=== SET EXERCISE ===
Starting at the line that contains "Write the Plotly code for this chart.", reproduce each line exactly up to and including the line that contains "import plotly.graph_objects as go". Reproduce nothing else.

=== INPUT ===
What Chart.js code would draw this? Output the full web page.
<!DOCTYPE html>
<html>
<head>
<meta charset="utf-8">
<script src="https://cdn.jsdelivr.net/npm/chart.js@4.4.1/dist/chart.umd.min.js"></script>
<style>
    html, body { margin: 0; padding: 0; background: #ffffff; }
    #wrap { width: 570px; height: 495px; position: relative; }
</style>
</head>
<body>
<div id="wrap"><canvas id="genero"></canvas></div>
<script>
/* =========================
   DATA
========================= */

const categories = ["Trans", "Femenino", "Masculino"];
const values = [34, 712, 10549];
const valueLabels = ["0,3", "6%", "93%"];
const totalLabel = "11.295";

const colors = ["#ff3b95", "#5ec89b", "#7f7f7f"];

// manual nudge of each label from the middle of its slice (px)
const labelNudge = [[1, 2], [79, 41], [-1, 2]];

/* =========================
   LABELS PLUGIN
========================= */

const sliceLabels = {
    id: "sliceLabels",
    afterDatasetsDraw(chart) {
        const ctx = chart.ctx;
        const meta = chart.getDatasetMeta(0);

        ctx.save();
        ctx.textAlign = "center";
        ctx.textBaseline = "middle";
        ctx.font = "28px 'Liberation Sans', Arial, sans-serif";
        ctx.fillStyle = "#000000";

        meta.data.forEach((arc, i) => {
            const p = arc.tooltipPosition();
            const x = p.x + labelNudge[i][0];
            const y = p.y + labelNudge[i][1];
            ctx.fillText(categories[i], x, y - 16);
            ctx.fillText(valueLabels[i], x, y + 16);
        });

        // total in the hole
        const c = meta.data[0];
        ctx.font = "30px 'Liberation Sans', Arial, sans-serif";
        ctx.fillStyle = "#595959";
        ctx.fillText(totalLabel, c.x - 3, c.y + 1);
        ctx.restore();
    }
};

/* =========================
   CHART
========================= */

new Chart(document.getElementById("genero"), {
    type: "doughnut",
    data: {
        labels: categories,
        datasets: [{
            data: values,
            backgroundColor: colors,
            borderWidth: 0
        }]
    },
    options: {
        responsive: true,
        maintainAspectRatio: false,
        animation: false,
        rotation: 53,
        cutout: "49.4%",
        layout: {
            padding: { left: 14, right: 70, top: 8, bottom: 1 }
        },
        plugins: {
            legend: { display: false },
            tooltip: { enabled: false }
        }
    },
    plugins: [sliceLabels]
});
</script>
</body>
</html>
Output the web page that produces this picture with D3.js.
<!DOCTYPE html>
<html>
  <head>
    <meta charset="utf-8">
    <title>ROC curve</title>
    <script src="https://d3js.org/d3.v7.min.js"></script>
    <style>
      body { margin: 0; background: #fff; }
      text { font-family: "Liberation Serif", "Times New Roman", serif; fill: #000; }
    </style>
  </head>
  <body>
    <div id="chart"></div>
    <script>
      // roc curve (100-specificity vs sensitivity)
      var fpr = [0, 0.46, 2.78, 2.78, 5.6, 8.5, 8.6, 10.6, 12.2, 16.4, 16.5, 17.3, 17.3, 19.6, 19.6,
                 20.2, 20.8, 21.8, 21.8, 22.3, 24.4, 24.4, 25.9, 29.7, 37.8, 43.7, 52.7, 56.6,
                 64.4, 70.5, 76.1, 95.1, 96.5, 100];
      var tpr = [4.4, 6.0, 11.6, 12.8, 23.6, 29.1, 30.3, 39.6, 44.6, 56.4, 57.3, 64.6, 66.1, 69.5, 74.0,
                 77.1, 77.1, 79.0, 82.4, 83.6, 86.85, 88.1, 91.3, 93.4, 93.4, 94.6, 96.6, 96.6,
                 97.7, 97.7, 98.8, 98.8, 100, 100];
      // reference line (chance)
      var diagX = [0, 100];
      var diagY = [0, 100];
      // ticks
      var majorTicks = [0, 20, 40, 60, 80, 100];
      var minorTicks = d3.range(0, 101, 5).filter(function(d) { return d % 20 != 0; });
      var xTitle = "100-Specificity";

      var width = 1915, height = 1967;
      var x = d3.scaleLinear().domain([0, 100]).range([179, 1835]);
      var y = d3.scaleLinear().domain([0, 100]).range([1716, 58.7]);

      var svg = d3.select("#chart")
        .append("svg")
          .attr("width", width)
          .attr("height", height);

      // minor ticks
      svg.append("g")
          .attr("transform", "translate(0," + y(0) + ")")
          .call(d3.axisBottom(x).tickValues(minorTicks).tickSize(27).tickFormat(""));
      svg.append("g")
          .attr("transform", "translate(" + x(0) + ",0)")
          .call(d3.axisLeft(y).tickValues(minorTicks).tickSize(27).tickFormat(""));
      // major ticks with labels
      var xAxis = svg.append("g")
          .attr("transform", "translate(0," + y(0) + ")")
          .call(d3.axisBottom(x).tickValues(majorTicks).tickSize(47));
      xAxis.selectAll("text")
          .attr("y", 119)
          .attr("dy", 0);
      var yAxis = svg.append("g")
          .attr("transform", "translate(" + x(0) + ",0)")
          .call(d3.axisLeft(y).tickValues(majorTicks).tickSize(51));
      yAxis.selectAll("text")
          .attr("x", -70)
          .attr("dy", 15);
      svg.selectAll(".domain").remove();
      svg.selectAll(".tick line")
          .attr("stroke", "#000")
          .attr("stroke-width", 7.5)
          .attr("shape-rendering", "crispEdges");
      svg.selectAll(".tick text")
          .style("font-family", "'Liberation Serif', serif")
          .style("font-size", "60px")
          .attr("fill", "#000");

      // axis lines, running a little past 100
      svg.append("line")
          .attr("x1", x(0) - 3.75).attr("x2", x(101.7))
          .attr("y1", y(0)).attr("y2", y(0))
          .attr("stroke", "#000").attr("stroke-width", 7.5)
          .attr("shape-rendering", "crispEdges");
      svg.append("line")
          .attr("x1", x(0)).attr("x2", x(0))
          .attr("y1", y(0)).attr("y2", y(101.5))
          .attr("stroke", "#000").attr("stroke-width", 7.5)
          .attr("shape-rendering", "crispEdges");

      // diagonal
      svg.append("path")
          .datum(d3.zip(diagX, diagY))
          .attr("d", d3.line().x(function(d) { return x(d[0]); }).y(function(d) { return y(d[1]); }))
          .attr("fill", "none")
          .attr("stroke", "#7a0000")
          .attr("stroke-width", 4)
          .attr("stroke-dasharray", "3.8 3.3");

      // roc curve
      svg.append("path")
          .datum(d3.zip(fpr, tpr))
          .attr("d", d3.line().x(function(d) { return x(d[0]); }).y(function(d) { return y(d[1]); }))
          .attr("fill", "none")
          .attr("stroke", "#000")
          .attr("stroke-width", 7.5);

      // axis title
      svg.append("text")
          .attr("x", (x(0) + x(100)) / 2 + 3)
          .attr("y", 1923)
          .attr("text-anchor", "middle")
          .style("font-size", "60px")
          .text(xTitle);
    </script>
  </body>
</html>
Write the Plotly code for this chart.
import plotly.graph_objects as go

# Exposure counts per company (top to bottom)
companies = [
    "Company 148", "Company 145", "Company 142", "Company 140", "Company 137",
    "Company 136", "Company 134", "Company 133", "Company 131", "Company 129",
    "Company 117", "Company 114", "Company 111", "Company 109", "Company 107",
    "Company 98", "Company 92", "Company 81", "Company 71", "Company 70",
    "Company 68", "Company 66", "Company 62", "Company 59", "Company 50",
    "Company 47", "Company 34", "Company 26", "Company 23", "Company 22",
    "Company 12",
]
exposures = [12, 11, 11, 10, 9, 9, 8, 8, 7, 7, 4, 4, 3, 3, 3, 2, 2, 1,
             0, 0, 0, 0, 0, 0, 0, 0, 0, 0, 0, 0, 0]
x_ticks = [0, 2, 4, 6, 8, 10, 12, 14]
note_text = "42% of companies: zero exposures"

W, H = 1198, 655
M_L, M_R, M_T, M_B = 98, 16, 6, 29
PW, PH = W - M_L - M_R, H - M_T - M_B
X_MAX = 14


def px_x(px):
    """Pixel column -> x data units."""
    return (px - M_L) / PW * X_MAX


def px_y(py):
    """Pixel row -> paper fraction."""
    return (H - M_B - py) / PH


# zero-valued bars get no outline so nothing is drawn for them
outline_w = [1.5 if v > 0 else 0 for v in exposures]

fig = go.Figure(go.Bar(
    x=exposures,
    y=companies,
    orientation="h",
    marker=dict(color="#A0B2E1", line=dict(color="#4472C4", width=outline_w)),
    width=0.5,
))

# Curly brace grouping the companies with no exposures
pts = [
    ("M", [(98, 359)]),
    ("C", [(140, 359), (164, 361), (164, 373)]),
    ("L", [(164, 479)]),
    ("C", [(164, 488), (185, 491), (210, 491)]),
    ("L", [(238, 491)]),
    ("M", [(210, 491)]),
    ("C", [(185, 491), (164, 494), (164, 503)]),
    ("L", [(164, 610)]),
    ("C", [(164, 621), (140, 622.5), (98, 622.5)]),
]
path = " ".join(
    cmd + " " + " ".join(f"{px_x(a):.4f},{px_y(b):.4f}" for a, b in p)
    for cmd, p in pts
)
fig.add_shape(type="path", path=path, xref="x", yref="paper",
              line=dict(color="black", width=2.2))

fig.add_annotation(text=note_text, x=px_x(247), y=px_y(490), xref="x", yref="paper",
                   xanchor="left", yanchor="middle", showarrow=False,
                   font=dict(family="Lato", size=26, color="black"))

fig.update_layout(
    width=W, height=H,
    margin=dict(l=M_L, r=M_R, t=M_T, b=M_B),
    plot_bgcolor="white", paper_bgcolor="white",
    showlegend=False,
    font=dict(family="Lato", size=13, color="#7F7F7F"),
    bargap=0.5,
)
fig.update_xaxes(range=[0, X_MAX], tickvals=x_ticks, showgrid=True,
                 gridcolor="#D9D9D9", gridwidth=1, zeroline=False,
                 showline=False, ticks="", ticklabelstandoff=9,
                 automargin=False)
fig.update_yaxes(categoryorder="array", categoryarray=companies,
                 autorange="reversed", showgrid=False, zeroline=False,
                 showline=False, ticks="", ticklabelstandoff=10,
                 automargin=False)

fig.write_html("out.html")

=== THE COMPLETED TASK ===
Write the Plotly code for this chart.
import plotly.graph_objects as go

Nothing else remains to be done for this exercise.